## MATERIAL PROVIDED:
>>>
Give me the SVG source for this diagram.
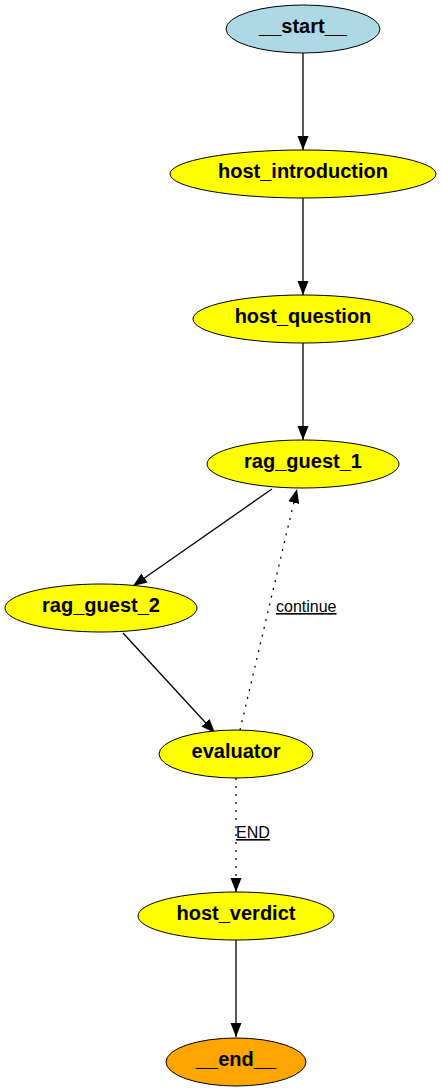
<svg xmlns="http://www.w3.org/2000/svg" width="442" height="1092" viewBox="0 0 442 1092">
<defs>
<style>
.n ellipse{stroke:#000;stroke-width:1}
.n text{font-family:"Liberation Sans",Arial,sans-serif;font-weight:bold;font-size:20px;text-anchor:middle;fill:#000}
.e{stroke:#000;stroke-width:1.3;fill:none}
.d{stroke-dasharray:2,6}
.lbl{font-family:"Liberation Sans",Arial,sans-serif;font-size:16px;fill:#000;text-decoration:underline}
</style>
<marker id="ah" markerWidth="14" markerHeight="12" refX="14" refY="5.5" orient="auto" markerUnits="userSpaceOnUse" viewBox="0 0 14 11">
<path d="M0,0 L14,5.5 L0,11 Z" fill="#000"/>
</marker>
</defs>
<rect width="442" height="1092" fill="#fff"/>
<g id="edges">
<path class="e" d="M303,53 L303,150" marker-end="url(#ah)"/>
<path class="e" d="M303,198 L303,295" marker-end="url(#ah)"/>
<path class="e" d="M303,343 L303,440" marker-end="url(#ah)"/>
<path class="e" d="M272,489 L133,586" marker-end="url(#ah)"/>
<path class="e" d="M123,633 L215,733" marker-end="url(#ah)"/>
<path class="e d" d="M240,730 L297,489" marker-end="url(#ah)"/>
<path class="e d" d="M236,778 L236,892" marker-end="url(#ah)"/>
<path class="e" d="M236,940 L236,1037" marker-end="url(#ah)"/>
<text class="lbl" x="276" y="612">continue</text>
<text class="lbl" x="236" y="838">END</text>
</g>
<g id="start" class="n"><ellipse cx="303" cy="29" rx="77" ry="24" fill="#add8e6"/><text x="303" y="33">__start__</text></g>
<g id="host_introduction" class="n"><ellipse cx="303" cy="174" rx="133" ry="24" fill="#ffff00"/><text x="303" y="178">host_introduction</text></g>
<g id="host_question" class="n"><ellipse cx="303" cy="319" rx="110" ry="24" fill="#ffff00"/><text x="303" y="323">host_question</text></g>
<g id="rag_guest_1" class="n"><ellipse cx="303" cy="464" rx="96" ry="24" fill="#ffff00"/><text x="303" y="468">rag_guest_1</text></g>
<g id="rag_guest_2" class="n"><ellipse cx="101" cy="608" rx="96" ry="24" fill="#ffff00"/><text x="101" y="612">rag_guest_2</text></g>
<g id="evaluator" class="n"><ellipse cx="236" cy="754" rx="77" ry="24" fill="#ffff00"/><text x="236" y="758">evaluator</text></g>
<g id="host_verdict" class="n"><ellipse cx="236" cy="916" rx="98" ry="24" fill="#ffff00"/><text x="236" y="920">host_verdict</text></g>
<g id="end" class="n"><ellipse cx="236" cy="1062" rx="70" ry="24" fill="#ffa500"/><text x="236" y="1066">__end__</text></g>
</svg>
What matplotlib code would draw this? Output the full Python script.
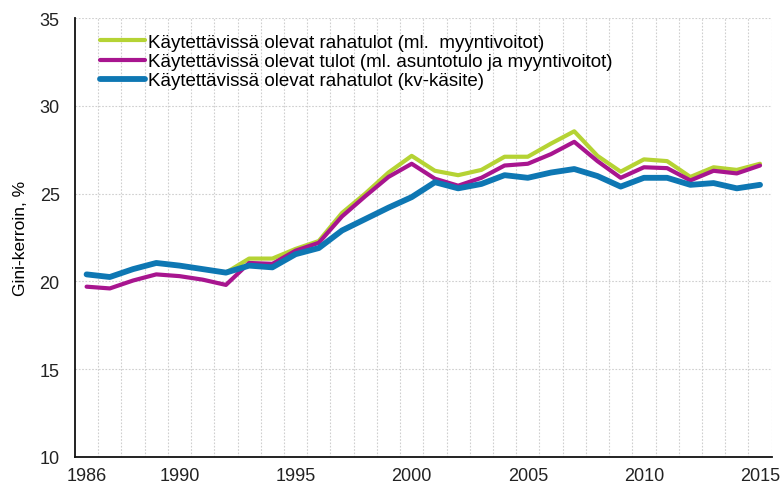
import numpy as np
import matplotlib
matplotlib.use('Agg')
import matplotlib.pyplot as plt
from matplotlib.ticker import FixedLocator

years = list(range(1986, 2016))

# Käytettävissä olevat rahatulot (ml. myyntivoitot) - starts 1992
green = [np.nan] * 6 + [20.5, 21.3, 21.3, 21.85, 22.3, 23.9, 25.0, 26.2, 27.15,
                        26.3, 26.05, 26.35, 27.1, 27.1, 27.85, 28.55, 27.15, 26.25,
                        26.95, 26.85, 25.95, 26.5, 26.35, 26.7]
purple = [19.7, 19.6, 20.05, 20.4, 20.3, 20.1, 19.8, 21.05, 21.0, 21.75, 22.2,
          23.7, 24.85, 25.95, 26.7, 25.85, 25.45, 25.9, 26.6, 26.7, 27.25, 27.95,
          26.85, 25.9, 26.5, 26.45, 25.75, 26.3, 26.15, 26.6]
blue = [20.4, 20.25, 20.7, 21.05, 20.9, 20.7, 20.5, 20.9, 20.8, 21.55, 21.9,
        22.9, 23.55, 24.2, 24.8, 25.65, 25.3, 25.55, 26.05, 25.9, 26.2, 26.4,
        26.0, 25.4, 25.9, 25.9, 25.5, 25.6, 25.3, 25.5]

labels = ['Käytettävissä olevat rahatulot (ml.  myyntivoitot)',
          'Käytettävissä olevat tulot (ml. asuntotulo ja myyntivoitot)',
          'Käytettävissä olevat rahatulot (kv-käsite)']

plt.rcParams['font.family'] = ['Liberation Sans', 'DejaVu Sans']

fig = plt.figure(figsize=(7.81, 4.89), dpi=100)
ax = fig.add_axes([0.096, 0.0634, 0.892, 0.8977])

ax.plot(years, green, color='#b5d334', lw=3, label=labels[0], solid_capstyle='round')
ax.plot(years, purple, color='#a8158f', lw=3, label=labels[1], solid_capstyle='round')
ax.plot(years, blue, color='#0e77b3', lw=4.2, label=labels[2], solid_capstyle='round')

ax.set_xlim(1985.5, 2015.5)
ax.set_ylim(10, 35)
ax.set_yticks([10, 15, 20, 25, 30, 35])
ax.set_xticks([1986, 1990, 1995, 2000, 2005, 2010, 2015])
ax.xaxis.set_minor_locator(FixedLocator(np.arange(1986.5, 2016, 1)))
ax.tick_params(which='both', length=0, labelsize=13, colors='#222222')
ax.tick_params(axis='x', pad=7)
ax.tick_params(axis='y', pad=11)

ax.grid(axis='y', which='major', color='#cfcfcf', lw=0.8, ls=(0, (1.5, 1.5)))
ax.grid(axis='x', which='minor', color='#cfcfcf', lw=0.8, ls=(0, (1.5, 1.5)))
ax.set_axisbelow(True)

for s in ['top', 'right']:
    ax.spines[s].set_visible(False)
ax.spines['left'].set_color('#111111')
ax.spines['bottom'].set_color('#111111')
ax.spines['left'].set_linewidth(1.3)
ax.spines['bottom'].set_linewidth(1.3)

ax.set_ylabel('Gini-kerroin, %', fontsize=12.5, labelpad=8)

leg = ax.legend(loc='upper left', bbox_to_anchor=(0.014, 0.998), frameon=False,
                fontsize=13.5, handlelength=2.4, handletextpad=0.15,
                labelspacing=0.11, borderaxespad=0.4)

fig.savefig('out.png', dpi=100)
<<<
>>>
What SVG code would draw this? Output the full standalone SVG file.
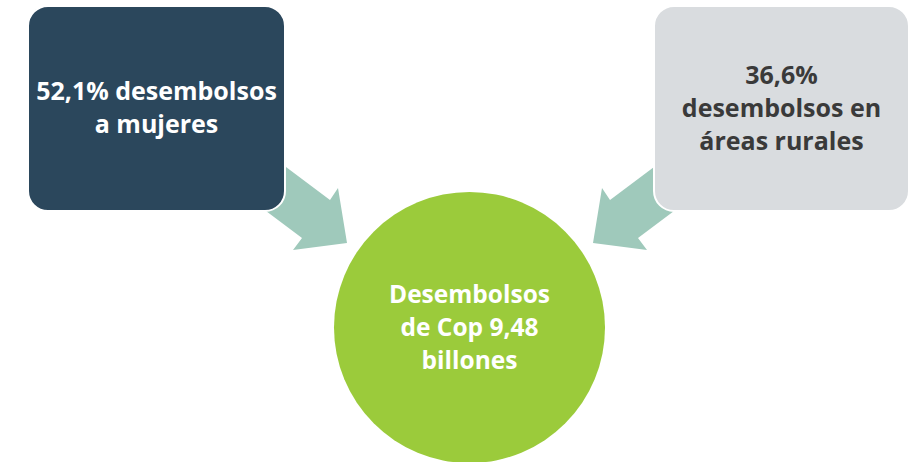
<<<
## INSTRUCTION:
Make an exact copy of the lines from the one that contains "What matplotlib code" through the one that contains "years = list(range(1986, 2016))", both included, and no other lines. Pictures are skipped.

## SOLUTION TO THE PROBLEM:
What matplotlib code would draw this? Output the full Python script.
import numpy as np
import matplotlib
matplotlib.use('Agg')
import matplotlib.pyplot as plt
from matplotlib.ticker import FixedLocator

years = list(range(1986, 2016))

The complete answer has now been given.